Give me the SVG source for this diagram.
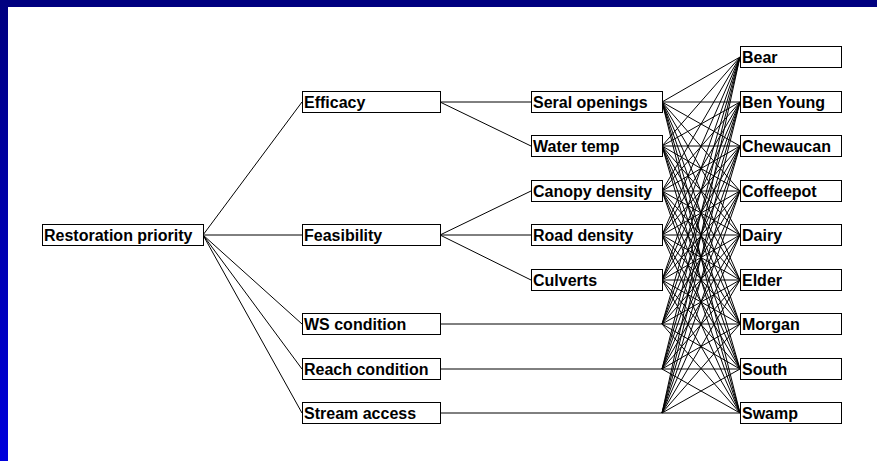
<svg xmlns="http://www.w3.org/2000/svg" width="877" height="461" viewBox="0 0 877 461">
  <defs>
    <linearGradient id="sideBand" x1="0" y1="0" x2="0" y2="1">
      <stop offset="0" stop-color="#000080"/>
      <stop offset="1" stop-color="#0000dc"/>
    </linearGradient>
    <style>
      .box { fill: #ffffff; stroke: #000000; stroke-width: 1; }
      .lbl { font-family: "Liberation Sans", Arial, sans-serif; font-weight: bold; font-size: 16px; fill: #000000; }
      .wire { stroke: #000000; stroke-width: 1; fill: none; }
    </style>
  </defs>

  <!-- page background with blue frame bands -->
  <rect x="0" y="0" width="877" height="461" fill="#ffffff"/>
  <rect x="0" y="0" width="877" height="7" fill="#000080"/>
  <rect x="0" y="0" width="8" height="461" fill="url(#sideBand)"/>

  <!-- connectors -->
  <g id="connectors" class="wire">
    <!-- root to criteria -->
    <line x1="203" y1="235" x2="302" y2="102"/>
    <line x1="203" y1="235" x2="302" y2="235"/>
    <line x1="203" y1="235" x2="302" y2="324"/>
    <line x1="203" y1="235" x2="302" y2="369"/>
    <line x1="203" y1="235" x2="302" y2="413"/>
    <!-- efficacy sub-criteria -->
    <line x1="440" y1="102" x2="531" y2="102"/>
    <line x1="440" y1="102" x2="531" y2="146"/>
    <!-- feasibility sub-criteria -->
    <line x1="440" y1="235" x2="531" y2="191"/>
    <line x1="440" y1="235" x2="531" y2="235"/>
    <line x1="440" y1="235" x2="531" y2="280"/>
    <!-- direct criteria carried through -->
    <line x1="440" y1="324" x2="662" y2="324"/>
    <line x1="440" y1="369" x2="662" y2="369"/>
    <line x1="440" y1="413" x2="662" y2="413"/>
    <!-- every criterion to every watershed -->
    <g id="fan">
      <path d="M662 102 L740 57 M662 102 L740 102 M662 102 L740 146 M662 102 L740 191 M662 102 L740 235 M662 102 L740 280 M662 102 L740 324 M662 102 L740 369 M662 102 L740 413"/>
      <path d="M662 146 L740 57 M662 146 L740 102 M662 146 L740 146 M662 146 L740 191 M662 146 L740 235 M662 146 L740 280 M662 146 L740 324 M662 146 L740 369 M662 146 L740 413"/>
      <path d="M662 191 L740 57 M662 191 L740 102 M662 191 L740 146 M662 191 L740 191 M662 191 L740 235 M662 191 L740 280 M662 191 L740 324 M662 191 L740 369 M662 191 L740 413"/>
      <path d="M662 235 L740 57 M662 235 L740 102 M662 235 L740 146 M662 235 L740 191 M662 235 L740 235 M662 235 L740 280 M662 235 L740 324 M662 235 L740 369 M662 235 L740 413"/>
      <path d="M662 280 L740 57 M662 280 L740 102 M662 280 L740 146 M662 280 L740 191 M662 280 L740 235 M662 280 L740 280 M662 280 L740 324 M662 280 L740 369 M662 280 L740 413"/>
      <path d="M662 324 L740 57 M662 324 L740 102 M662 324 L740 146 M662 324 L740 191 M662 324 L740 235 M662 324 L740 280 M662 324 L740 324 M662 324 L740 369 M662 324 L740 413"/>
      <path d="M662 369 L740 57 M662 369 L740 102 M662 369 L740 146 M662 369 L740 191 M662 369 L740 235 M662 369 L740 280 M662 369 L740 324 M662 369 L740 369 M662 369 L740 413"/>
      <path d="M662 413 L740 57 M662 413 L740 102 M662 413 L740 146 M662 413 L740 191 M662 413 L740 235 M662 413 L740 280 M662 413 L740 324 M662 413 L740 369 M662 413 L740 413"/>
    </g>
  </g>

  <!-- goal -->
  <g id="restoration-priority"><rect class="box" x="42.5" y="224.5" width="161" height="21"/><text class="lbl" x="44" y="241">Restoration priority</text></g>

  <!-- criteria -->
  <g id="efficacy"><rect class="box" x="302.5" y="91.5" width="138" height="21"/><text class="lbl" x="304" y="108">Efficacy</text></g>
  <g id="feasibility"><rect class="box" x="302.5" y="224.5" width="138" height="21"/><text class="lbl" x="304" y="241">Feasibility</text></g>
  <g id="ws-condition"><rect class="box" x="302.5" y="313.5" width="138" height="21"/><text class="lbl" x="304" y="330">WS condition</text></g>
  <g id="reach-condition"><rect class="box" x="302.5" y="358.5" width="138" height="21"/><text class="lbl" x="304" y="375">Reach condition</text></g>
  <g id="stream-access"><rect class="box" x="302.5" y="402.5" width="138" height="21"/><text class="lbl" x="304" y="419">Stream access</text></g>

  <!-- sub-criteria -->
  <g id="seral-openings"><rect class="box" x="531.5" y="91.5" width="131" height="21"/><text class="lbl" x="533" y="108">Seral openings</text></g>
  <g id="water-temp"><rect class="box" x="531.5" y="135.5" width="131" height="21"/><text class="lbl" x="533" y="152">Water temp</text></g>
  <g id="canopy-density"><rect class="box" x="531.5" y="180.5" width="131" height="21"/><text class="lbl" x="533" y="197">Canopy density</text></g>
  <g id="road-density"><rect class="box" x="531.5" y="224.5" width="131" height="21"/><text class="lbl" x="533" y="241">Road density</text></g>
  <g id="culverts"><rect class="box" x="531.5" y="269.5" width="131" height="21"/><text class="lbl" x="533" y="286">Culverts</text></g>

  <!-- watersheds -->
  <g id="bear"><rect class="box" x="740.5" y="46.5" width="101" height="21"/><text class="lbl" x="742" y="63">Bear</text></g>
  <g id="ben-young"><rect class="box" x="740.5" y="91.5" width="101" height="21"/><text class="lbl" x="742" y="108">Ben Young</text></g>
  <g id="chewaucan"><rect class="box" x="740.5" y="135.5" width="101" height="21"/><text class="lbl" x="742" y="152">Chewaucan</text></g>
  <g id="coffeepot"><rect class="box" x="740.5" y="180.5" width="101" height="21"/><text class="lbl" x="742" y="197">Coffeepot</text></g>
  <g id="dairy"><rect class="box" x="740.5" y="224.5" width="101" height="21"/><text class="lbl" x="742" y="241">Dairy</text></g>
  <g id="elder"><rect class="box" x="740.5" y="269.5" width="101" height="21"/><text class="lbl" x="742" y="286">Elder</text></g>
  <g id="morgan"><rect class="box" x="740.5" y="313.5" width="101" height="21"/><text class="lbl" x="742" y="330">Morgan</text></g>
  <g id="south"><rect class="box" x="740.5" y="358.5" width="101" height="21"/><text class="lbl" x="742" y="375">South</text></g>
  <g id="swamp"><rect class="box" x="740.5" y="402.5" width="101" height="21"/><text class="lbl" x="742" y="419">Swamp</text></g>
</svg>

※

## GIVEN INSTRUCTION
From the material above, copy everything exactly but the pictures.

## COMPLETE RESPONSE
Give me the SVG source for this diagram.
<svg xmlns="http://www.w3.org/2000/svg" width="877" height="461" viewBox="0 0 877 461">
  <defs>
    <linearGradient id="sideBand" x1="0" y1="0" x2="0" y2="1">
      <stop offset="0" stop-color="#000080"/>
      <stop offset="1" stop-color="#0000dc"/>
    </linearGradient>
    <style>
      .box { fill: #ffffff; stroke: #000000; stroke-width: 1; }
      .lbl { font-family: "Liberation Sans", Arial, sans-serif; font-weight: bold; font-size: 16px; fill: #000000; }
      .wire { stroke: #000000; stroke-width: 1; fill: none; }
    </style>
  </defs>

  <!-- page background with blue frame bands -->
  <rect x="0" y="0" width="877" height="461" fill="#ffffff"/>
  <rect x="0" y="0" width="877" height="7" fill="#000080"/>
  <rect x="0" y="0" width="8" height="461" fill="url(#sideBand)"/>

  <!-- connectors -->
  <g id="connectors" class="wire">
    <!-- root to criteria -->
    <line x1="203" y1="235" x2="302" y2="102"/>
    <line x1="203" y1="235" x2="302" y2="235"/>
    <line x1="203" y1="235" x2="302" y2="324"/>
    <line x1="203" y1="235" x2="302" y2="369"/>
    <line x1="203" y1="235" x2="302" y2="413"/>
    <!-- efficacy sub-criteria -->
    <line x1="440" y1="102" x2="531" y2="102"/>
    <line x1="440" y1="102" x2="531" y2="146"/>
    <!-- feasibility sub-criteria -->
    <line x1="440" y1="235" x2="531" y2="191"/>
    <line x1="440" y1="235" x2="531" y2="235"/>
    <line x1="440" y1="235" x2="531" y2="280"/>
    <!-- direct criteria carried through -->
    <line x1="440" y1="324" x2="662" y2="324"/>
    <line x1="440" y1="369" x2="662" y2="369"/>
    <line x1="440" y1="413" x2="662" y2="413"/>
    <!-- every criterion to every watershed -->
    <g id="fan">
      <path d="M662 102 L740 57 M662 102 L740 102 M662 102 L740 146 M662 102 L740 191 M662 102 L740 235 M662 102 L740 280 M662 102 L740 324 M662 102 L740 369 M662 102 L740 413"/>
      <path d="M662 146 L740 57 M662 146 L740 102 M662 146 L740 146 M662 146 L740 191 M662 146 L740 235 M662 146 L740 280 M662 146 L740 324 M662 146 L740 369 M662 146 L740 413"/>
      <path d="M662 191 L740 57 M662 191 L740 102 M662 191 L740 146 M662 191 L740 191 M662 191 L740 235 M662 191 L740 280 M662 191 L740 324 M662 191 L740 369 M662 191 L740 413"/>
      <path d="M662 235 L740 57 M662 235 L740 102 M662 235 L740 146 M662 235 L740 191 M662 235 L740 235 M662 235 L740 280 M662 235 L740 324 M662 235 L740 369 M662 235 L740 413"/>
      <path d="M662 280 L740 57 M662 280 L740 102 M662 280 L740 146 M662 280 L740 191 M662 280 L740 235 M662 280 L740 280 M662 280 L740 324 M662 280 L740 369 M662 280 L740 413"/>
      <path d="M662 324 L740 57 M662 324 L740 102 M662 324 L740 146 M662 324 L740 191 M662 324 L740 235 M662 324 L740 280 M662 324 L740 324 M662 324 L740 369 M662 324 L740 413"/>
      <path d="M662 369 L740 57 M662 369 L740 102 M662 369 L740 146 M662 369 L740 191 M662 369 L740 235 M662 369 L740 280 M662 369 L740 324 M662 369 L740 369 M662 369 L740 413"/>
      <path d="M662 413 L740 57 M662 413 L740 102 M662 413 L740 146 M662 413 L740 191 M662 413 L740 235 M662 413 L740 280 M662 413 L740 324 M662 413 L740 369 M662 413 L740 413"/>
    </g>
  </g>

  <!-- goal -->
  <g id="restoration-priority"><rect class="box" x="42.5" y="224.5" width="161" height="21"/><text class="lbl" x="44" y="241">Restoration priority</text></g>

  <!-- criteria -->
  <g id="efficacy"><rect class="box" x="302.5" y="91.5" width="138" height="21"/><text class="lbl" x="304" y="108">Efficacy</text></g>
  <g id="feasibility"><rect class="box" x="302.5" y="224.5" width="138" height="21"/><text class="lbl" x="304" y="241">Feasibility</text></g>
  <g id="ws-condition"><rect class="box" x="302.5" y="313.5" width="138" height="21"/><text class="lbl" x="304" y="330">WS condition</text></g>
  <g id="reach-condition"><rect class="box" x="302.5" y="358.5" width="138" height="21"/><text class="lbl" x="304" y="375">Reach condition</text></g>
  <g id="stream-access"><rect class="box" x="302.5" y="402.5" width="138" height="21"/><text class="lbl" x="304" y="419">Stream access</text></g>

  <!-- sub-criteria -->
  <g id="seral-openings"><rect class="box" x="531.5" y="91.5" width="131" height="21"/><text class="lbl" x="533" y="108">Seral openings</text></g>
  <g id="water-temp"><rect class="box" x="531.5" y="135.5" width="131" height="21"/><text class="lbl" x="533" y="152">Water temp</text></g>
  <g id="canopy-density"><rect class="box" x="531.5" y="180.5" width="131" height="21"/><text class="lbl" x="533" y="197">Canopy density</text></g>
  <g id="road-density"><rect class="box" x="531.5" y="224.5" width="131" height="21"/><text class="lbl" x="533" y="241">Road density</text></g>
  <g id="culverts"><rect class="box" x="531.5" y="269.5" width="131" height="21"/><text class="lbl" x="533" y="286">Culverts</text></g>

  <!-- watersheds -->
  <g id="bear"><rect class="box" x="740.5" y="46.5" width="101" height="21"/><text class="lbl" x="742" y="63">Bear</text></g>
  <g id="ben-young"><rect class="box" x="740.5" y="91.5" width="101" height="21"/><text class="lbl" x="742" y="108">Ben Young</text></g>
  <g id="chewaucan"><rect class="box" x="740.5" y="135.5" width="101" height="21"/><text class="lbl" x="742" y="152">Chewaucan</text></g>
  <g id="coffeepot"><rect class="box" x="740.5" y="180.5" width="101" height="21"/><text class="lbl" x="742" y="197">Coffeepot</text></g>
  <g id="dairy"><rect class="box" x="740.5" y="224.5" width="101" height="21"/><text class="lbl" x="742" y="241">Dairy</text></g>
  <g id="elder"><rect class="box" x="740.5" y="269.5" width="101" height="21"/><text class="lbl" x="742" y="286">Elder</text></g>
  <g id="morgan"><rect class="box" x="740.5" y="313.5" width="101" height="21"/><text class="lbl" x="742" y="330">Morgan</text></g>
  <g id="south"><rect class="box" x="740.5" y="358.5" width="101" height="21"/><text class="lbl" x="742" y="375">South</text></g>
  <g id="swamp"><rect class="box" x="740.5" y="402.5" width="101" height="21"/><text class="lbl" x="742" y="419">Swamp</text></g>
</svg>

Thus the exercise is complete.